_WHAT IS EXPECTED_. Every line below that mentions the word "chart" should be copied out.
########################################
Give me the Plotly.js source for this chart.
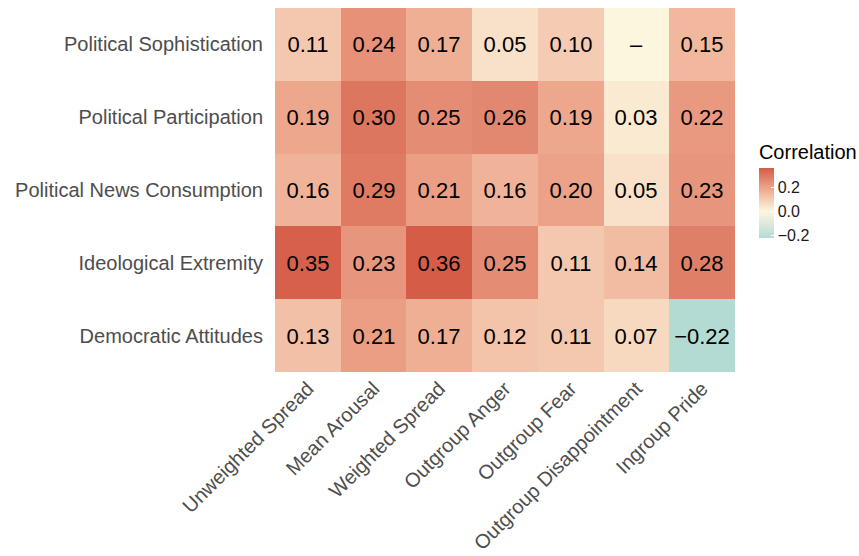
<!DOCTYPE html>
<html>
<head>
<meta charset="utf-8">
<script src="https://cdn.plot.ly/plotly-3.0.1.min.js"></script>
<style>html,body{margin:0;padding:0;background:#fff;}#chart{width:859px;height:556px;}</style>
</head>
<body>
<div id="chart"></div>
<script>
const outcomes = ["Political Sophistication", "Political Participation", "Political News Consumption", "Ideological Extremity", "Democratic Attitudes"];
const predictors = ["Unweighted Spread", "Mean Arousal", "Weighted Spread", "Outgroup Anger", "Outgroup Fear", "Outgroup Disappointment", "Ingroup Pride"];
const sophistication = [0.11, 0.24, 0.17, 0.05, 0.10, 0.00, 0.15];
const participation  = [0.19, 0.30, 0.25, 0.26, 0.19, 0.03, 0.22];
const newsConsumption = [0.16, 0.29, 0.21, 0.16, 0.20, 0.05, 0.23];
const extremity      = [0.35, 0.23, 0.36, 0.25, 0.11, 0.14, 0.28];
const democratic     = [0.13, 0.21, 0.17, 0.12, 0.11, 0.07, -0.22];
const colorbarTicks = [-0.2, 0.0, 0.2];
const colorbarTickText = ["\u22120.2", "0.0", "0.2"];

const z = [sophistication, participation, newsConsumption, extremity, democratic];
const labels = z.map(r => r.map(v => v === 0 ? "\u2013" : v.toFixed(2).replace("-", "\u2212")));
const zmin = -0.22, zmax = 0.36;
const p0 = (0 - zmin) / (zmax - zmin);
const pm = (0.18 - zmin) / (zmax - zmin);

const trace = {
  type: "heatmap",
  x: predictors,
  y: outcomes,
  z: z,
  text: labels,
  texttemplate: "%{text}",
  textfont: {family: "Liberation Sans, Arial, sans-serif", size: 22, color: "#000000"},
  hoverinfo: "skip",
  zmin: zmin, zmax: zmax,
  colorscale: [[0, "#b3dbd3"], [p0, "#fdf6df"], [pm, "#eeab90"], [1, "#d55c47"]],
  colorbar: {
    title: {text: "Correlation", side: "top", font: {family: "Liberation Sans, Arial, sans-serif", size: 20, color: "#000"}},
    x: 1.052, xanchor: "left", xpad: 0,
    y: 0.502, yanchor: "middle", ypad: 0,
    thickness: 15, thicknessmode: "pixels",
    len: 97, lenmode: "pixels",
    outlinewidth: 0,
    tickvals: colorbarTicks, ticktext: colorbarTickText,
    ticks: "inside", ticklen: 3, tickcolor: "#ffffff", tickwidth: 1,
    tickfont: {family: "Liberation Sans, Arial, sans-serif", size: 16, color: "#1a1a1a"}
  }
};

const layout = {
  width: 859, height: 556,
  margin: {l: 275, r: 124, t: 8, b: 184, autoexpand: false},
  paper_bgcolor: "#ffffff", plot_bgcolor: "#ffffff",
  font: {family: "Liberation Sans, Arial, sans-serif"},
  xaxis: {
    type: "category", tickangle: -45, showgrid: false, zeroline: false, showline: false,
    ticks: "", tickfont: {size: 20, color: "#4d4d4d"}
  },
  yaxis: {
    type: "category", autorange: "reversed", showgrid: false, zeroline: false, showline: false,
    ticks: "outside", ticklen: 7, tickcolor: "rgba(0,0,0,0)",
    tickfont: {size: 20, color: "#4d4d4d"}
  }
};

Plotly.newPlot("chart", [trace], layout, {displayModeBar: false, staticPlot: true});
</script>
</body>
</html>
########################################
_WRITTEN SOLUTION_.
Give me the Plotly.js source for this chart.
<style>html,body{margin:0;padding:0;background:#fff;}#chart{width:859px;height:556px;}</style>
<div id="chart"></div>
Plotly.newPlot("chart", [trace], layout, {displayModeBar: false, staticPlot: true});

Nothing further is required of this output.